Des paysages à se faire des ampoules poétiques
Faut quand même l’dire : entre deux engueulades avec Modestine, notre Écossais s’en prend plein les mirettes. Les Cévennes, c’est pas le périph’ de Londres : ça grimpe, ça descend, ça sent bon le thym sauvage et la bouse fraîche. Les villages sont aussi paumés que pittoresques, et les habitants, entre deux verres de gnôle, ont toujours un petit mot pour le touriste à sabots.
Stevenson, lui, écrit comme un poète qui carbure au Kalimotxo (mais version XIXe siècle hein), avec des descriptions si jolies qu’on en oublierait presque qu’il pue la sueur et qu’il dort sur des paillasses humides.
Dieu, les Camisards et le chapeau de paille
Parce que Stevenson, il vient pas juste pour bronzer et manger du fromage de chèvre. Non, il a un cerveau aussi actif qu’un feu de camp dans une grotte humide. Il nous sort des pages entières sur la guerre des Camisards, les protestants qui en avaient ras la calotte de se faire astiquer la foi à coups de croix papales.
Bref, entre deux cailloux, il t’explique l’histoire des Cévennes façon prof d’histoire, et t’en ressors avec des notions que même Wikipédia aurait pas osé te refiler.

Une rando à la roots, sans GPS ni influenceurs
Là où Stevie est fort, c’est que son bouquin ne sent pas le fake. Pas de filtre Instagram sur les chemins défoncés, pas de #blessed ou de poses sur un rocher. Juste un gars un peu paumé qui marche pour oublier une histoire de cœur et trouver la paix.

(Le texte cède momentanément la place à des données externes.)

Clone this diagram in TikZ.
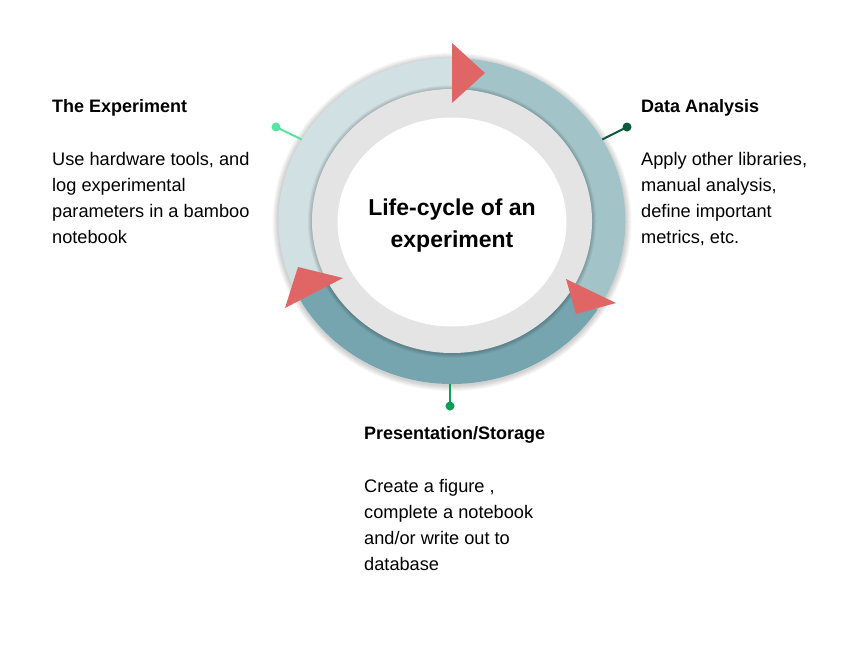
\documentclass[tikz,border=0pt]{standalone}
\usepackage{fontspec}
\setmainfont{Liberation Sans}
\usetikzlibrary{positioning}
\definecolor{ringlight}{HTML}{D0E0E3}
\definecolor{ringmid}{HTML}{A2C4C9}
\definecolor{ringdark}{HTML}{76A5AF}
\definecolor{ringgray}{HTML}{E4E4E4}
\definecolor{arrowred}{HTML}{E06666}
\definecolor{pinlight}{HTML}{57E3A0}
\definecolor{pindark}{HTML}{0B5D3A}
\definecolor{pinmid}{HTML}{0F9D58}

\begin{document}
\begin{tikzpicture}[
    x=1pt, y=1pt,
    head/.style={anchor=base west, inner sep=0pt, font=\fontsize{18}{26}\selectfont\bfseries},
    body/.style={anchor=base west, inner sep=0pt, align=left, font=\fontsize{18.2}{26}\selectfont},
    pin/.style={circle, fill, inner sep=0pt, minimum size=9pt},
    stem/.style={line width=2pt},
    tri/.style={fill=arrowred},
    haze/.style={fill=black, opacity=0.03}
]
\useasboundingbox[fill=white] (0,0) rectangle (842,649);

% ring
\coordinate (c) at (452,428);
\foreach \d in {1,...,6}
    \fill[haze] (452,427) ellipse [x radius=173.5+\d, y radius=163+\d];
\fill[ringlight] (c) ellipse [x radius=173.5, y radius=163];
\fill[ringmid] (c) -- +(90:173.5 and 163) arc[start angle=90, end angle=-33, x radius=173.5, y radius=163] -- cycle;
\fill[ringdark] (c) -- +(-33:173.5 and 163) arc[start angle=-33, end angle=-155, x radius=173.5, y radius=163] -- cycle;
\foreach \d in {1,...,4}
    \fill[haze, opacity=0.05] (452,427.5) ellipse [x radius=140+\d, y radius=132+\d];
\fill[ringgray] (c) ellipse [x radius=140, y radius=132];
\fill[white] (452,427) ellipse [x radius=114.5, y radius=104.5];

\fill[tri] (452,606) -- (452,546) -- (485,576) -- cycle;
\fill[tri] (566,370) -- (576,335) -- (616,346) -- cycle;
\fill[tri] (298,382) -- (285,341) -- (343,371) -- cycle;

\node[font=\fontsize{23}{32}\selectfont\bfseries, align=center, anchor=base] (title) at (452,402) {Life-cycle of an\\ experiment};

% pins
\path (c) ++(150:173.5 and 163) coordinate (tlend);
\path (c) ++(30:173.5 and 163) coordinate (trend);
\path (c) ++(270:173.5 and 163) coordinate (bend);
\node[pin, pinlight] (tlpin) at (276,522) {};
\node[pin, pindark] (trpin) at (627,522) {};
\node[pin, pinmid] (bpin) at (450,243) {};
\draw[stem, pinlight] (tlpin.center) -- (tlend);
\draw[stem, pindark] (trpin.center) -- (trend);
\draw[stem, pinmid] (bpin.center) -- (bend -| bpin);

% texts
\node[head] (exphead) at (52,536) {The Experiment};
\node[body] (expbody) at ([yshift=-130pt]exphead.base west) {Use hardware tools, and\\ log experimental\\ parameters in a bamboo\\ notebook};
\node[head] (anahead) at (641,536) {Data Analysis};
\node[body] (anabody) at ([yshift=-130pt]anahead.base west) {Apply other libraries,\\ manual analysis,\\ define important\\ metrics, etc.};
\node[head] (prshead) at (364,210) {Presentation/Storage};
\node[body] (prsbody) at ([yshift=-131pt]prshead.base west) {Create a figure ,\\ complete a notebook\\ and/or write out to\\ database};
\end{tikzpicture}
\end{document}
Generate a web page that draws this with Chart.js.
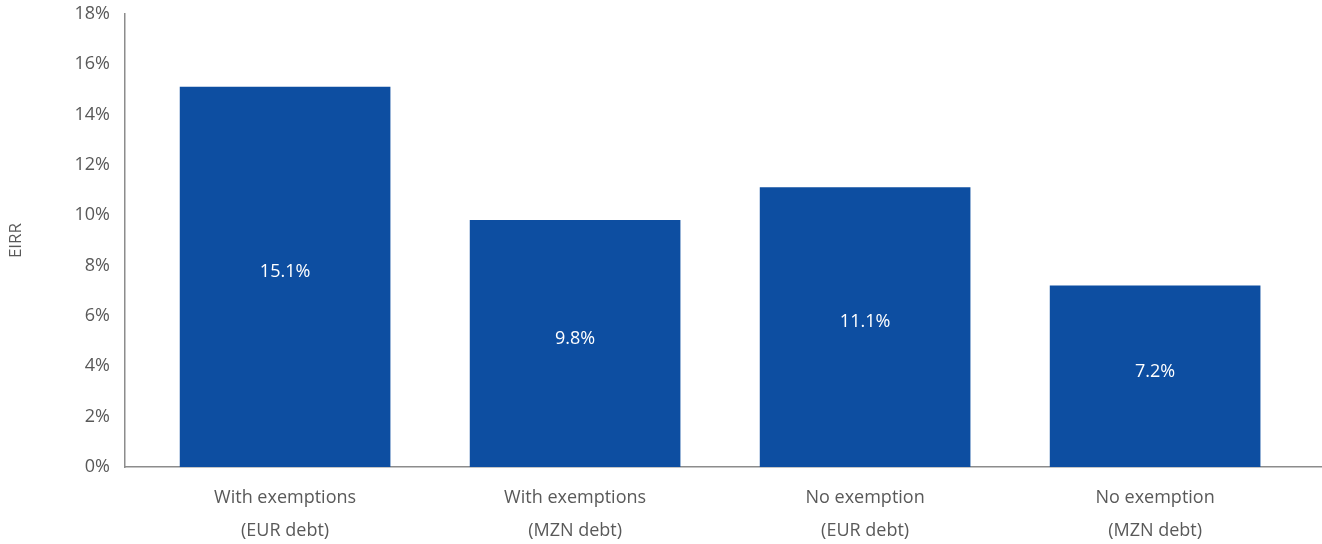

C’est brut, c’est touchant, c’est comme une vieille cantine en fer-blanc qu’on ressort pour les pique-niques.
Il dort dehors, mange mal, parle peu mais observe beaucoup. En gros, c’est Into the Wild, mais version crottin.
Une plume comme un Opinel affûté
Côté style, Robert Louis, c’est pas un gratte-papier du dimanche. Il balance ses phrases comme un mec qui connaît la rando ET la rime. Ça sent la moiteur des sous-bois, le frottement des chaussettes mouillées et la solitude du type qui s’ennuie en regardant une pierre pendant trois heures.
Mais c’est beau. Putain, c’est beau. Pas prétentieux, pas chiant, juste vivant.
Le GR70, ou comment marcher dans les godasses d’un mort célèbre
Depuis que le scottish a traîné ses godasses et ses rhumatismes dans les Cévennes, on a balisé son itinéraire pour les amoureux de la rando et de la prose qui claque. Le GR70, c’est son héritage. Chaque année, des milliers de randonneurs suivent le parcours comme des pèlerins littéraires. Certains avec des ânes (authentiques), d’autres avec des GPS, des softshells et des baskets qui coûtent un rein.
Mais tous finissent par comprendre que, comme Stevenson, le chemin est plus important que la destination. Et que Modestine, quelque part, c’est nous.
Une lecture qui sent le terroir et la sueur
Pas besoin d’aimer les ânes pour se marrer en lisant ce bouquin. Faut juste aimer les belles phrases, les emmerdes en descente, et les réflexions qui te tombent dessus comme une pluie fine au petit matin. Stevenson réussit à rendre la solitude joyeuse, l’effort noble, et les ampoules aux pieds presque philosophiques.
C’est un bouquin qui sent la poussière, le fromage de chèvre, l’ennui salutaire. Et qui donne envie de tout plaquer pour marcher jusqu’à n’en plus pouvoir.
Verdict : 5 fers à sabots sur 5
Un chef-d’œuvre à la cool, un hymne à la marche et à l’introspection, avec un âne en guest-star. Stevenson, c’était pas juste un randonneur en kilt : c’était un vrai poète de la godasse. Son livre ? Une rando littéraire à ne surtout pas louper.